Note. — Specimen sentence with the article i : Tarakan, from the Story of the Tailed Man: "He ordered his wife to go to Silimbatu " = It was ordered the wife his to go to Silimbatu = sinusub i andu na makaw da Silimbatu

87. The article a. Philippines, Ibanag : tolay a mapia, " man a good " = " a good man " — Celebes, Mak.: jaraṅ a, "the horse" — Sumatra, Gayo: anak bujaṅ a, "boy big the " = " the youth " — Northern Border, Form. : kuiri a rima, " left the hand " = " the left hand " — Eastern Border, Rottinese: nau a, " the grass ".

88. The article a is also a component of the Old Jav. article aṅ < a + ṅ, which is used pretty interchangeably with the simple ṅ: e.g., aṅ anak or ṅ anak, "the child". Similarly it is a component of the pronoun anu, " somebody "(§ 135), which occurs in nearly all the IN languages.

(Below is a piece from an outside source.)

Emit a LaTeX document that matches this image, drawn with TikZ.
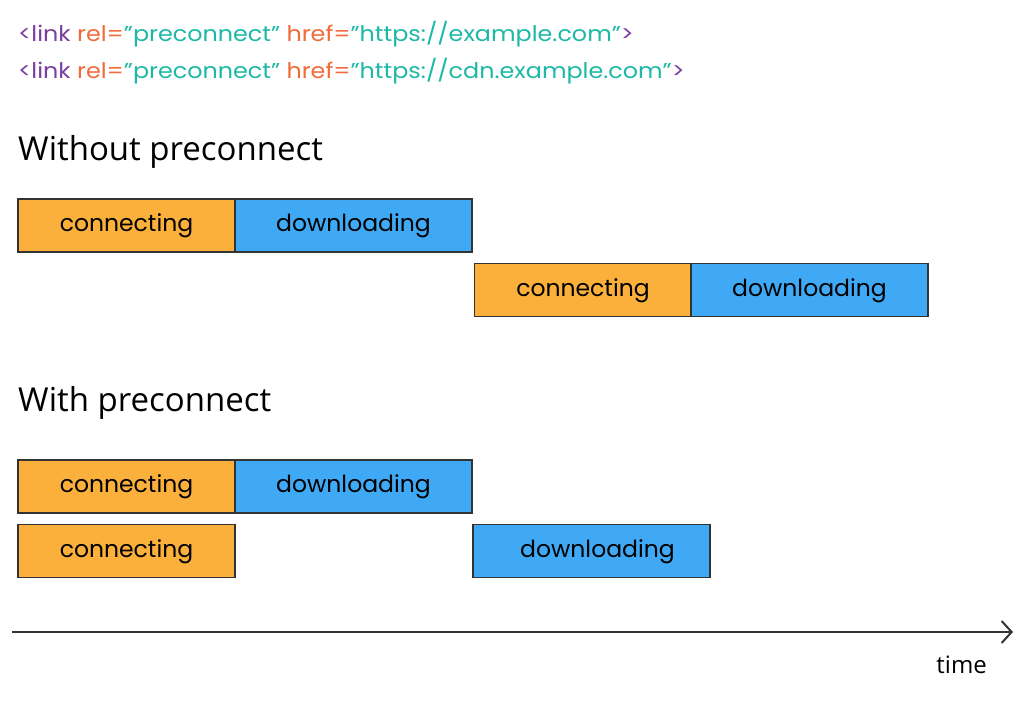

89. Like the article i (§ 44), the article a often becomes indissolubly attached to substantives. Thus beside the Old Jav. buṅ, " sprig ", there is the Common IN buṅa, " sprig, flower, fruit " (§ 43); beside Old Jav. luh, " tear ", the Bagobo luha. A particularly characteristic case is that of pus, " cat ", in Mad., which in that language serves only as a vocative, whereas puts in Day. does duty in all syntactical relations.

90. From what has been said in §§ 87-89 it follows that we must attribute the article a to Common IN.

91. The article ra. This occurs as a living element of speech in a few languages only: Java, Old Jav.: ra Hyaṅ " the deity " — Madagascar, Hova : ra Be, " Mr. Big ".[1]

  1. [The original rendering here is: " der (Herr) Gross ", which illustrates better than the English translation the use of the article with a proper name (such as Be is in this context). Like German and Greek, but unlike English, Hova and some other IN languages admit the definite article before proper names of persons.]